The images placed in the shaman’s tent suggested associations with the legends, which told about the role of the mammoth and the snake in the formation of land, mountains, lakes and rivers. The poles, which formed the tent carcass, were intertwined with a braid symbolizing the Dyabdar Snake, while a wooden figure of the Seli Mammoth was usually placed in the shaman’s tent western gallery.

The study of the "ikenipke" festivities rituals is important for a better understanding of the role played by the shaman’s tent in the Evenk culture. It also gives new insights into the history of temple construction. There are only two sources of information on “ikenipke”: the notes made by Glaphira Vasilevich, who witnessed the ritual performed by the Sym Evenks in 1930, and some surviving extracts from the lost diary kept by Mikhail Dmitriev, a research assistant of the Krasnoyarsk Ethnographic Museum, who during his expedition to the Sym River in 1926 wrote down the data received from shaman Ivan Ivigin.

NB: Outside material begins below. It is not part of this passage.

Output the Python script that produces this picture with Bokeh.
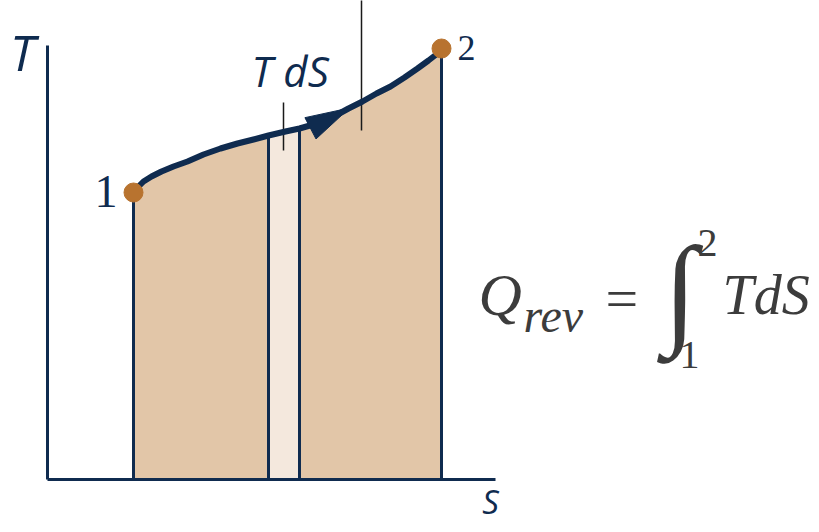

Authentic artifacts from the Evenk prayer grounds and photographic pictures made at the beginning of the 20th century can be found at the museums in St. Petersburg and Krasnoyarsk. Modern reconstructions of shaman’s tents can be seen in the Bratsk Museum of Architecture and Ethnography 'Angarskaya Derevnya' (reconstruction prepared by Gennady Utkin) and in the Ulan-Ude Museum of Ethnography of the Transbaikalians in Verkhnaya Beryozovka (reconstruction prepared by Tamara Gurka and Nikolai Dovolin).